> [Given task] Find every line in the records that holds the string "Clone". Copy each one.

Figure scripts
<<<<

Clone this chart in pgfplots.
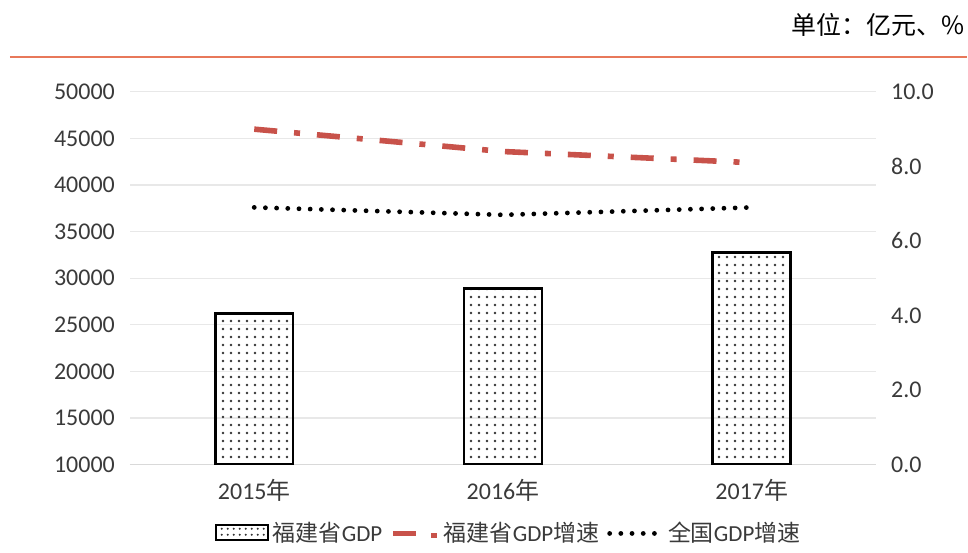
\documentclass[border=0pt]{standalone}
\usepackage{pgfplots}
\pgfplotsset{compat=1.18}
\usepackage{fontspec}
\setmainfont{Carlito}
\newfontfamily\cjk{Noto Sans CJK SC}
\usetikzlibrary{patterns.meta}

\definecolor{gdpred}{HTML}{C8524A}
\definecolor{topline}{HTML}{E8785A}
\definecolor{txt}{HTML}{3A3A3A}

\begin{document}
\begin{tikzpicture}
\path (0,0) rectangle (484pt,272pt);
% header
\draw[topline, line width=1pt] (5pt,243.5pt) -- (484pt,243.5pt);
\node[anchor=east, inner sep=1pt, font=\fontsize{12.5}{14}\selectfont\cjk, text=black] at (484pt,259.5pt) {单位：亿元、\%};

% left axis: GDP bars
\begin{axis}[
    at={(65pt,39.5pt)}, anchor=south west,
    scale only axis, width=373.5pt, height=186.5pt,
    xmin=-0.5, xmax=2.5,
    ymin=10000, ymax=50000,
    xtick={0,1,2},
    xticklabels={2015{\cjk 年},2016{\cjk 年},2017{\cjk 年}},
    ytick={10000,15000,...,50000},
    scaled y ticks=false,
    /pgf/number format/1000 sep={},
    /pgf/number format/assume math mode=true,
    ymajorgrids=true,
    grid style={gray!18, line width=0.6pt},
    axis line style={draw=none},
    major tick style={draw=none},
    ticklabel style={font=\fontsize{12}{14}\selectfont, text=txt},
    yticklabel style={xshift=-4pt},
    xticklabel style={yshift=-4pt},
]
\draw[gray!30, line width=0.6pt] (axis cs:-0.5,10000) -- (axis cs:2.5,10000);
\addplot[ybar, bar width=39pt, draw=black, line width=1.3pt,
    pattern={Dots[distance=4pt, radius=0.65pt]}, pattern color=black!80]
    coordinates {(0,26190) (1,28870) (2,32730)};
\end{axis}

% right axis: growth rates
\begin{axis}[
    at={(65pt,39.5pt)}, anchor=south west,
    scale only axis, width=373.5pt, height=186.5pt,
    xmin=-0.5, xmax=2.5,
    ymin=0, ymax=10,
    xtick=\empty,
    ytick={0,2,...,10},
    axis y line*=right,
    axis x line=none,
    axis line style={draw=none},
    major tick style={draw=none},
    /pgf/number format/.cd, fixed, fixed zerofill, precision=1, assume math mode=true,
    /pgfplots/.cd,
    ticklabel style={font=\fontsize{12}{14}\selectfont, text=txt},
    yticklabel style={xshift=4pt},
    legend columns=3,
    legend style={at={(0.509,-0.185)}, anchor=center, draw=none, fill=none,
        font=\fontsize{11.5}{13}\selectfont, text=txt,
        /tikz/every even column/.append style={column sep=2pt}},
]
\addlegendimage{legend image code/.code={
    \draw[draw=black, line width=1pt, pattern={Dots[distance=3pt, radius=0.55pt]}, pattern color=black!80]
        (0pt,-3.5pt) rectangle (26pt,4pt);}}
\addlegendentry{{\cjk 福建省}GDP}
\addplot[gdpred, line width=2.8pt, dash pattern=on 11.5pt off 8.5pt on 3pt off 8.5pt,
    legend image code/.code={
    \draw[gdpred, line width=2.8pt] (0pt,0pt) -- (12pt,0pt);
    \draw[gdpred, line width=2.8pt] (19pt,-1pt) -- (22pt,-1pt);}]
    coordinates {(0,9.0) (1,8.4) (2,8.1)};
\addlegendentry{{\cjk 福建省}GDP{\cjk 增速}}
\addplot[black, line width=2.4pt, line cap=round, dash pattern=on 0pt off 5.6pt,
    legend image code/.code={
    \draw[black, line width=2.4pt, line cap=round, dash pattern=on 0pt off 5.6pt] (1pt,0pt) -- (27pt,0pt);}]
    coordinates {(0,6.9) (1,6.7) (2,6.9)};
\addlegendentry{{\cjk 全国}GDP{\cjk 增速}}
\end{axis}
\end{tikzpicture}
\end{document}
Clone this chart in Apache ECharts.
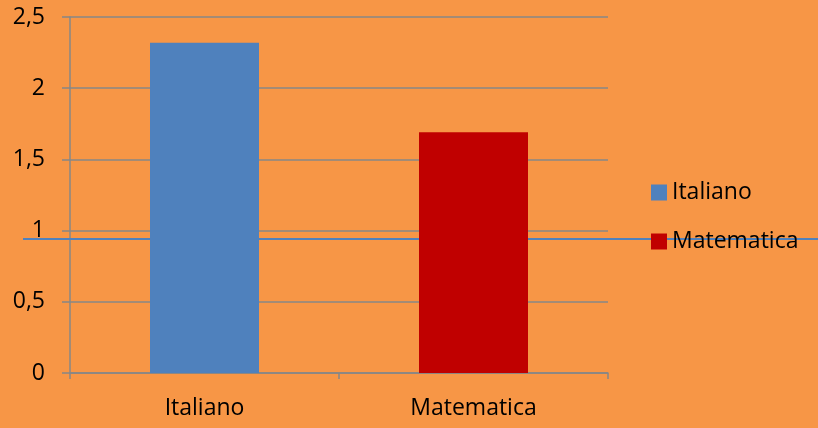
<!DOCTYPE html>
<html>
<head>
<meta charset="utf-8">
<script src="https://cdn.jsdelivr.net/npm/echarts@6/dist/echarts.min.js"></script>
<style>
html,body{margin:0;padding:0;background:#F79646;}
#chart{width:818px;height:428px;}
</style>
</head>
<body>
<div id="chart"></div>
<script>
const categories = ['Italiano', 'Matematica'];
const seriesNames = ['Italiano', 'Matematica'];
const values = [2.32, 1.69];
const colors = ['#4F81BD', '#C00000'];
const yTicks = { min: 0, max: 2.5, interval: 0.5 };

const FONT = 'Open Sans';
const chart = echarts.init(document.getElementById('chart'), null, { renderer: 'canvas' });

const series = seriesNames.map((name, i) => ({
  name: name,
  type: 'bar',
  barWidth: 109,
  barGap: '-100%',
  z: 3,
  itemStyle: { color: colors[i] },
  data: categories.map((c, j) => (j === i ? values[i] : '-'))
}));

chart.setOption({
  backgroundColor: '#F79646',
  animation: false,
  textStyle: { fontFamily: FONT },
  grid: { left: 70, right: 210, top: 17, bottom: 55, containLabel: false },
  legend: {
    orient: 'vertical',
    left: 646,
    top: 176,
    itemWidth: 16,
    itemHeight: 16,
    itemGap: 26,
    icon: 'rect',
    textStyle: { fontFamily: FONT, fontSize: 23, color: '#000' },
    data: seriesNames
  },
  graphic: [{
    type: 'line',
    z: 1,
    shape: { x1: 23, y1: 239, x2: 818, y2: 239 },
    style: { stroke: '#4F81BD', lineWidth: 2 }
  }],
  xAxis: {
    type: 'category',
    data: categories,
    boundaryGap: true,
    axisLine: { lineStyle: { color: '#878787', width: 1.5 } },
    axisTick: { show: true, length: 6, alignWithLabel: false, lineStyle: { color: '#878787', width: 1.5 } },
    axisLabel: { color: '#000', fontSize: 23, fontFamily: FONT, margin: 24 },
    splitLine: { show: false }
  },
  yAxis: {
    type: 'value',
    min: yTicks.min,
    max: yTicks.max,
    interval: yTicks.interval,
    axisLine: { show: true, lineStyle: { color: '#878787', width: 1.5 } },
    axisTick: { show: true, length: 8, lineStyle: { color: '#878787', width: 1.5 } },
    axisLabel: {
      color: '#000', fontSize: 23, fontFamily: FONT, margin: 25,
      formatter: v => String(v).replace('.', ',')
    },
    splitLine: { show: true, lineStyle: { color: '#878787', width: 1.5 } }
  },
  series: series
});
</script>
</body>
</html>
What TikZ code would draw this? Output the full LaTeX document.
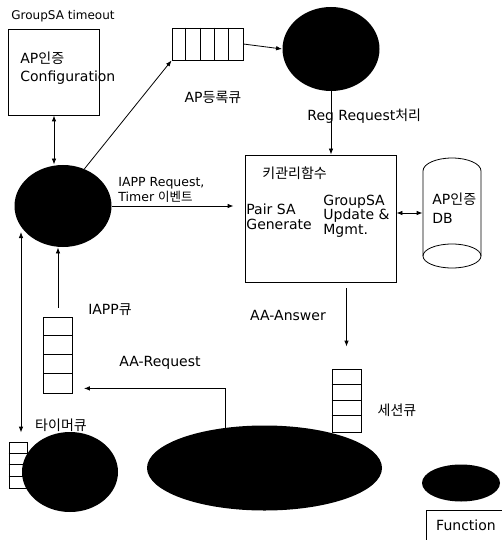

>>>>

> [Problem solution]
Clone this chart in pgfplots.
Clone this chart in Apache ECharts.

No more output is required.